Every episode of Alif by now leaves us in tears and wishing the episode was longer, so it’s no surprise this one exceeded our expectations far more as well. The story’s structuring is so nuanced and detailed that it really fits in well with each character’s development, as this episode showed how well-done the writing is of the show. Momina who has inadvertently become the star she had always wanted realizes you can’t have everything in the world, as her mother begins to talk to her dead brother and act mentally unstable.
Her father also expresses discontent to her about how lonely the new house and their new lives have become. Qalb e Momin on the other hand starts to mature after his grandfather’s death, and his new script reflects this mature outlook towards life as whoever reads it is impressed by it. The only hurdle left for him is convincing Momina to star in it, and although she resists it at first, by the end of the episode Momina is shown reading the script and being visibly touched. We also get to see a more in-depth look into Husn e Jahan and Taha’s tumultuous marriage and the negative impact this had on young Qalb e Momin. Overall, the episode managed to show years and years of development in the characters over the course of mere minutes which is definitely a commendable feat!
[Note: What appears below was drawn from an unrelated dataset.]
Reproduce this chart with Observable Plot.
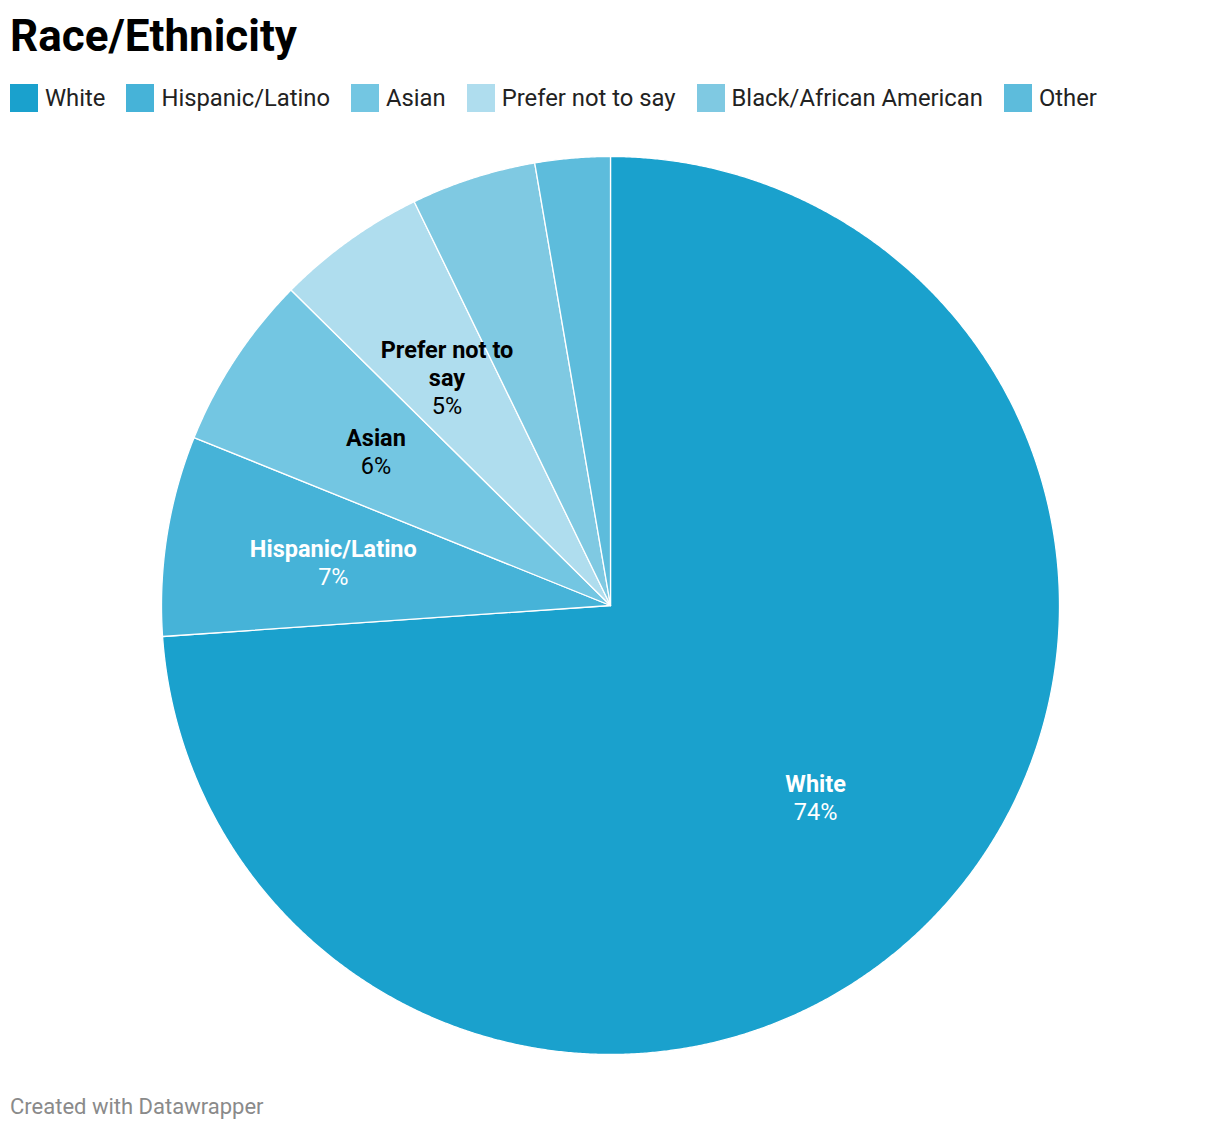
<!DOCTYPE html>
<html>
<head>
<meta charset="utf-8">
<script src="https://cdn.jsdelivr.net/npm/d3@7"></script>
<script src="https://cdn.jsdelivr.net/npm/@observablehq/plot@0.6"></script>
<style>
  html, body { margin: 0; padding: 0; background: #fff; }
  body { width: 1220px; height: 1132px; position: relative; font-family: Roboto, sans-serif; overflow: hidden; }
  #title { position: absolute; left: 10px; top: 14px; margin: 0; font-size: 44px; line-height: 44px; font-weight: 700; color: #000; }
  #legend { position: absolute; left: 10px; top: 84px; display: flex; align-items: center; white-space: nowrap; }
  .item { display: flex; align-items: center; margin-right: 21px; }
  .sw { width: 28px; height: 28px; margin-right: 7px; }
  .lab { font-size: 23.8px; line-height: 28px; color: #222; }
  #chart { position: absolute; left: 0; top: 145px; }
  #footer { position: absolute; left: 10px; top: 1096px; font-size: 22px; line-height: 22px; color: #8a8a8a; }
</style>
</head>
<body>
<h1 id="title">Race/Ethnicity</h1>
<div id="legend"></div>
<div id="chart"></div>
<div id="footer">Created with Datawrapper</div>
<script>
const categories = ["White", "Hispanic/Latino", "Asian", "Prefer not to say", "Black/African American", "Other"];
const values = [73.9, 7.2, 6.3, 5.4, 4.5, 2.7];
const colors = ["#1aa1cd", "#46b3d8", "#73c6e2", "#afddee", "#7fc9e2", "#5dbcdc"];
const labelNames = ["White", "Hispanic/Latino", "Asian", "Prefer not to\nsay", null, null];

// legend
const legend = document.getElementById("legend");
categories.forEach((c, i) => {
  const it = document.createElement("div");
  it.className = "item";
  const sw = document.createElement("div");
  sw.className = "sw";
  sw.style.background = colors[i];
  const lb = document.createElement("span");
  lb.className = "lab";
  lb.textContent = c;
  it.appendChild(sw); it.appendChild(lb);
  legend.appendChild(it);
});

// pie geometry in unit radius
const rows = categories.map((c, i) => ({cat: c, value: values[i], name: labelNames[i]}));
const arcs = d3.pie().sort(null).value(d => d.value)(rows);
const pts = [];
arcs.forEach(a => {
  pts.push({cat: a.data.cat, x: 0, y: 0});
  const n = Math.max(2, Math.ceil((a.endAngle - a.startAngle) / (Math.PI / 720)));
  for (let k = 0; k <= n; k++) {
    const t = a.startAngle + (a.endAngle - a.startAngle) * k / n;
    pts.push({cat: a.data.cat, x: Math.sin(t), y: Math.cos(t)});
  }
});
const labelR = 0.625;
const labels = arcs.filter(a => a.data.name).map(a => {
  const m = (a.startAngle + a.endAngle) / 2;
  const color = colors[categories.indexOf(a.data.cat)];
  const lines = a.data.name.split("\n").length;
  return {
    x: labelR * Math.sin(m), y: labelR * Math.cos(m),
    name: a.data.name + "\n",
    pct: "\n".repeat(lines) + Math.round(a.data.value) + "%",
    ink: d3.hsl(color).l < 0.6 ? "#ffffff" : "#000000"
  };
});

const W = 1220, H = 920, R = 449, CX = 610, CY = 460;
const chart = Plot.plot({
  width: W, height: H, margin: 0,
  style: {fontFamily: "Roboto, sans-serif", background: "transparent"},
  x: {domain: [-CX / R, (W - CX) / R], axis: null},
  y: {domain: [-(H - CY) / R, CY / R], axis: null},
  color: {domain: categories, range: colors},
  marks: [
    Plot.line(pts, {x: "x", y: "y", z: "cat", fill: "cat", stroke: "#ffffff", strokeWidth: 1.3, strokeLinejoin: "round", curve: "linear-closed"}),
    Plot.text(labels, {x: "x", y: "y", text: "name", fill: "ink", fontSize: 23.5, fontWeight: 700, lineHeight: 28 / 23.5, lineAnchor: "middle"}),
    Plot.text(labels, {x: "x", y: "y", text: "pct", fill: "ink", fontSize: 23.5, fontWeight: 400, lineHeight: 28 / 23.5, lineAnchor: "middle"})
  ]
});
document.getElementById("chart").appendChild(chart);
</script>
</body>
</html>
Ahsan Khan and Kubra Khan definitely stole the show with their half of the episode! The entire argument between the two was extremely well acted by the two actors and showed so many details in small actions. The way Taha is struggling with his guilt at having left God, and his inability to deliver the same soulfulness in his art all have accumulated in him to the point where he lashes out at Husn e Jahan. Ahsan Khan portrays this struggle within his character so well, and the shaking of the hands was such a nice detail that made Taha’s character a lot more sympathetic since it showed the mental struggle he is going through.
Hamza Ali Abbasi in the present showed such a different Qalb e Momin, having undergone so much pain and realizing where his faults lay. Sajal Aly was another favorite, as her dilemma continues to increase and the fact that her parents are unable to leave her brother’s ghost in the past is hounding her continuously, all of which the actress is able to depict with her body language and expressions very well. The entire cast is so talented and Alif’s message would surely have been lost without these actors translating them so well on screen!
Umera Ahmed’s script is a true testament to the fact that a well-written, thought out script is definitely something an audience will enjoy and prefer to lazily written ones. The dialogues have always been intricate and deep, and this episode specially showed that the writer has employed the flashbacks really well to show not just the character development but also the side of the characters that make them more humane.
Haseeb Hassan’s direction once again took us by surprise as each frame is stirringly beautiful in its own right and employs different angles and techniques to provide the viewers with an enjoyable experience instead of just another mass-produced drama. We have truly enjoyed Alif not just for the story but for the actors, writer, director and all those who worked behind the scenes to give soul to this project and made it our favorite drama of the year! What were your thoughts on this week’s episode of Alif?